Hoy, me apetece dejar en este rincón mi correo mañanero.
Se
me va entre los brazos. Le acaricio el rostro, sangriento, cansado, sudoroso.
Casi frío. Su enorme cuerpo, su cuerpo grande, yace en una esquina con nombre
de Virgen marinera y Paseo de tristeza. Apenas respira. Le abrazo; le tiro mis
labios hacia los suyos para insuflarle aire. Le animo. Como siempre lo he
animado. Empero, le cuesta inhalar oxígeno. Sus párpados amagan. Se me muere
entre mis propias manos. Y miro alrededor, con los ojos tan inyectados en rabia
como en agüita de pena. Por aquella calle que pertenece a Madrid, pero es de la
España entera, con rincones a modo de callejones en todo el mundo, pasa mucha
gente.
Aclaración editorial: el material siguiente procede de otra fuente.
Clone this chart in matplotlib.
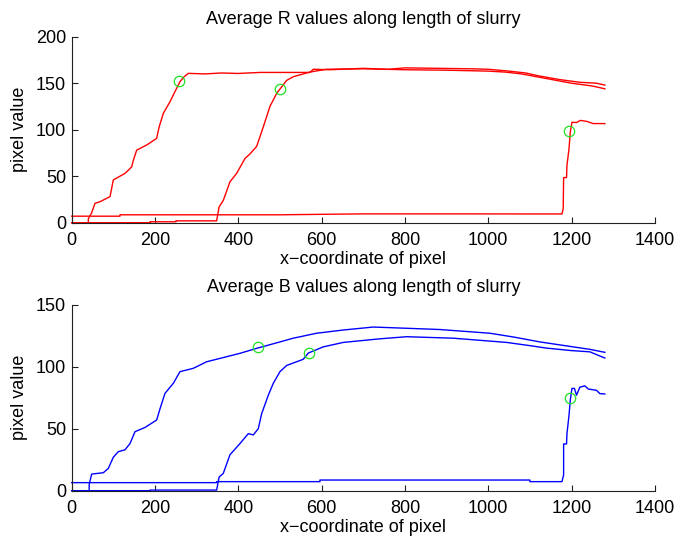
import matplotlib
matplotlib.use("Agg")
import matplotlib.pyplot as plt

plt.rcParams['font.family'] = ['Liberation Sans', 'DejaVu Sans']
plt.rcParams['font.size'] = 13

# ---------------- R channel ----------------
r_a_x = [0, 40, 40, 48, 56, 68, 92, 100, 128, 144, 148, 156, 180, 204, 210, 220, 236, 248, 260, 270, 280,
         320, 360, 400, 452, 500, 572, 580, 620, 700, 760, 800, 880, 960, 1000, 1050, 1090, 1120, 1170, 1220, 1260, 1280]
r_a_y = [0, 0, 4, 10.7, 20.8, 22.6, 28, 46, 53, 60, 67, 78, 83.5, 90.7, 103, 117.6, 130, 141, 151.6, 157, 160.6,
         160, 161, 160.5, 161.6, 161.6, 161.6, 165, 164.5, 166, 165, 166.5, 166, 165.5, 165, 163, 161, 158, 154, 151, 150, 148]
r_b_x = [0, 188, 188, 250, 250, 348, 354, 364, 380, 396, 416, 428, 444, 460, 476, 492, 504, 516, 532, 548, 572, 612,
         700, 800, 900, 1000, 1040, 1080, 1140, 1200, 1250, 1280]
r_b_y = [0, 0, 1, 1, 2, 2, 17, 24, 44, 53, 69, 74, 82, 103, 125, 139, 146, 153, 157, 159, 162, 165,
         165.5, 164.5, 164, 163, 162, 160, 155, 150, 147, 144]
r_c_x = [0, 116, 116, 500, 600, 700, 900, 1100, 1177, 1180, 1181, 1188, 1189, 1194, 1197, 1201, 1212, 1221, 1236, 1252, 1280]
r_c_y = [7, 7, 8.5, 8.5, 9, 9.5, 9.5, 9.4, 9.4, 15, 48.5, 48.5, 61.7, 79.6, 97.5, 108, 107.7, 110, 109, 106.6, 106.6]
r_mark_x = [258, 500, 1195]
r_mark_y = [152, 144, 98.5]

# ---------------- B channel ----------------
b_a_x = [0, 42, 42, 48, 76, 88, 100, 112, 128, 140, 152, 176, 204, 212, 224, 244, 260, 292, 324, 356, 404,
         444, 500, 532, 588, 652, 724, 804, 884, 1004, 1060, 1124, 1164, 1204, 1244, 1280]
b_a_y = [0, 0, 5, 13.4, 14.5, 18, 27, 31.5, 33, 38, 47.6, 51, 57, 66, 78.5, 86.6, 96, 98.7, 104, 106.7, 110.8,
         114.8, 120, 123, 127, 129.6, 132, 131, 130, 127, 124, 120, 118, 116, 114, 111.6]
b_b_x = [0, 188, 188, 348, 354, 364, 380, 404, 424, 436, 448, 456, 472, 484, 500, 516, 556, 568, 604, 652,
         740, 804, 916, 1044, 1100, 1140, 1200, 1244, 1280]
b_b_y = [0, 0, 0.5, 0.5, 11, 14, 29, 38, 46, 45, 50, 62, 77, 86.6, 96, 101, 106, 111, 116, 119.6,
         122.5, 124.2, 123, 119.6, 117, 115, 113, 112, 107]
b_c_x = [0, 348, 348, 596, 596, 1100, 1100, 1177, 1181, 1181, 1188, 1189, 1194, 1197, 1201, 1207, 1212, 1220,
         1232, 1240, 1260, 1268, 1280]
b_c_y = [6.5, 6.5, 7.3, 7.3, 8.6, 8.6, 7.3, 7.3, 12.7, 37.7, 37.7, 46, 61, 73, 82.5, 82.5, 77, 83.5,
         84.6, 82, 81, 78.3, 78]
b_mark_x = [447, 570, 1197]
b_mark_y = [116, 111, 75]

titles = ["Average R values along length of slurry", "Average B values along length of slurry"]
x_ticks = [0, 200, 400, 600, 800, 1000, 1200, 1400]
r_yticks = [0, 50, 100, 150, 200]
b_yticks = [0, 50, 100, 150]

fig = plt.figure(figsize=(6.8, 5.4), dpi=100)
ax1 = fig.add_axes([0.1054, 0.5876, 0.8576, 0.3444])
ax2 = fig.add_axes([0.1054, 0.0913, 0.8576, 0.3444])

green = '#22e022'

def style(ax, yticks, title):
    ax.set_xlim(0, 1400)
    ax.set_ylim(yticks[0], yticks[-1])
    ax.set_xticks(x_ticks)
    ax.set_yticks(yticks)
    for s in ['top', 'right']:
        ax.spines[s].set_visible(False)
    for s in ['left', 'bottom']:
        ax.spines[s].set_color('#202020')
        ax.spines[s].set_linewidth(0.8)
    ax.tick_params(direction='in', length=4, width=0.8, color='#202020', labelsize=13)
    ax.tick_params(axis='x', pad=7)
    ax.tick_params(axis='y', pad=4)
    ax.set_title(title, fontsize=13, pad=9)
    ax.set_xlabel("x\u2212coordinate of pixel", fontsize=13, labelpad=1)
    ax.set_ylabel("pixel value", fontsize=13, labelpad=6)

for xs, ys in [(r_a_x, r_a_y), (r_b_x, r_b_y), (r_c_x, r_c_y)]:
    ax1.plot(xs, ys, color='red', lw=1.0, clip_on=False)
ax1.plot(r_mark_x, r_mark_y, 'o', ms=7.5, mfc='none', mec=green, mew=0.9)
style(ax1, r_yticks, titles[0])

for xs, ys in [(b_a_x, b_a_y), (b_b_x, b_b_y), (b_c_x, b_c_y)]:
    ax2.plot(xs, ys, color='blue', lw=1.0, clip_on=False)
ax2.plot(b_mark_x, b_mark_y, 'o', ms=7.5, mfc='none', mec=green, mew=0.9)
style(ax2, b_yticks, titles[1])

fig.savefig("out.png", dpi=100)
Con sus maletines, sus micros, sus bolígrafos, sus bufandas, sus puestos
de pipas, su grifo de vermú, sus cámaras de 35 mm... Mas nadie se para. Miran
de soslayo, se presignan a su paso, hay un tipo que escupe... ¡Por los clavos
de Cristo, que alguien me ayude!. Silencio. Indiferencia. Aves de paso. Hasta
sus propios hijos, pasan de largo en manada sin ni siquiera verle. Me pellizco.
No, no es un sueño. Es tan real como el tipo alto y corbateado que está al lado
del moribuno. Con un cuchillo de cocina en la mano. Y al que el gentío, tampoco
ve.
Epístola nº13. Desde el sanatorio mental de Alcohete.